Интересно, что количество «проб», которые потребовались этим примитивным организмам для научения, оказалось таким же, как у многих высокоразвитых млекопитающих (8—20 повторений).
Таким образом, навык — это, по-видимому, свойство всего живого, имеющего хотя бы зачатки нервной системы, также как инстинкт. Навык не сменяет инстинкта в процессе развития живой природы, а развивается параллельно с ним. В разных ветвях животного мира лишь изменяются соотношения и уровень этих двух основных форм приспособления к реальности. В одних ветвях, как насекомые, высшей сложности и развития достигают инстинктивные формы поведения. В других, как млекопитающие — обучаемые. Но и в структуре самых жестко запрограммированных инстинктами организмов мы обнаруживаем корректирующую руку индивидуального обучения. И в самых изменчивых структурах обучаемого поведения мы замечаем направляющую указку видового инстинкта.
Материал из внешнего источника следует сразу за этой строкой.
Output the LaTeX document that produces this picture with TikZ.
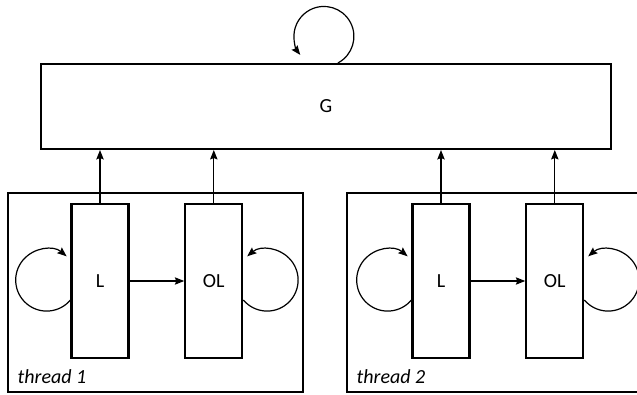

Навык намного выгоднее инстинкта в том отношении, что он позволяет гибко изменять и варьировать поведение с изменением условий. Животному, у которого есть механизм навыка, уже не страшно, если оно попадет в совсем новую обстановку, новую среду. Оно к ней так или иначе приспособится, благодаря механизму научения.
Но есть и недостатки в этом механизме. Формирование навыка требует, как мы видели, многочисленных практических и исследовательских проб. А между тем, есть такие ситуации, в которых пробовать нельзя, потому что проба может очень плохо кончиться. Представьте себе, например, что ребенок должен был бы на основе проб и ошибок обнаруживать, что электрический ток убивает или, что от огня может сгореть дом. Вряд ли ему пришлось после этого еще раз пробовать. И действительно, обучение таким путем в природе часто кончается тем, что животное погибает.
Кроме того, такое обучение требует длительного времени. И все-таки перед каждой новой ситуацией животное оказывается беспомощным, должно заново путем практических проб отыскивать соответствующую ей форму поведения. В результате за всю свою жизнь оно успевает научиться очень немногому. Соответственно, репертуар накопленных приспособительных реакций оказывается весьма ограниченным. А мы знаем, что расплата за такие вещи в природе жестокая — смерть.
Эти недостатки преодолеваются третьей формой приспособительного поведения, третьим его уровнем, который называют интеллектуальным поведением.
Интеллектуальный, разумный — эти оценочного характера слова приходится часто слышать. При этом имеют в виду качества психической деятельности.
Но мы с вами договорились, что пока будем рассматривать только внешне наблюдаемое поведение. Чем же отличается по своим внешним проявлениям то поведение, которое мы называем интеллектуальным, от того, которое можно приписать «чистому» навыку? Ответ на эти вопросы пытался найти немецкий ученый Келлер в начале нашего века в знаменитых своих опытах с обезьянами.
Вот как он описывает один из своих экспериментов с шимпанзе по кличке «Султан», которому требовалось достать банан, подвешенный к потолку клетки: «Султан быстро прекращает попытки допрыгнуть до банана, беспокойно бродит по клетке, вдруг останавливается перед ящиком, хватает его, торопливо перекатывает его под цель, но залезает на него, когда он удален от цели еще примерно на 1/2 метра (по горизонтали) и, сейчас же прыгнув из всех сил, срывает банан. После подвешивания банана прошло около 5 минут; промежуток между остановкой перед ящиком и первым укусом плода составлял немногие секунды, он протекал как единый целостный процесс».
Если для достижения цели нужно поставить друг на друга несколько ящиков, действие осуществляется обычно менее точно. В большинстве случаев поспешное карабкание наверх приводит к тому, что вся пирамида небрежно поставленных ящиков обрушивается. Задачу, требующую нагромоздить друг на друга четыре ящика, большинство шимпанзе вообще решить не могут. Правда, в одном случае обезьяна решила такую задачу другим способом. Она схватила экспериментатора за шиворот, подтащила под банан и, вспрыгнув ему на плечи, легко достала оттуда плод.
В других экспериментах шимпанзе помещалось в клетку. Внутри клетки лежала палка. Перед клеткой клали приманку на таком расстоянии, чтобы достать ее можно было только с помощью этой палки. Обезьяна начинала с попыток схватить приманку рукой.
Когда это не удавалось, шимпанзе прекращало свои попытки и как-будто переставало «обращать внимание» на приманку. Но вдруг случайно бросив взгляд на палку, обезьяна хватает ее, просовывает сквозь решетки, протягивает к плоду, прижимает его палкой и тянет палку к себе. Если плод выскользнул, она снова протягивает палку и снова тянет ею плод. И так до тех пор, пока подтянет приманку до расстояния, с которого ее можно схватить.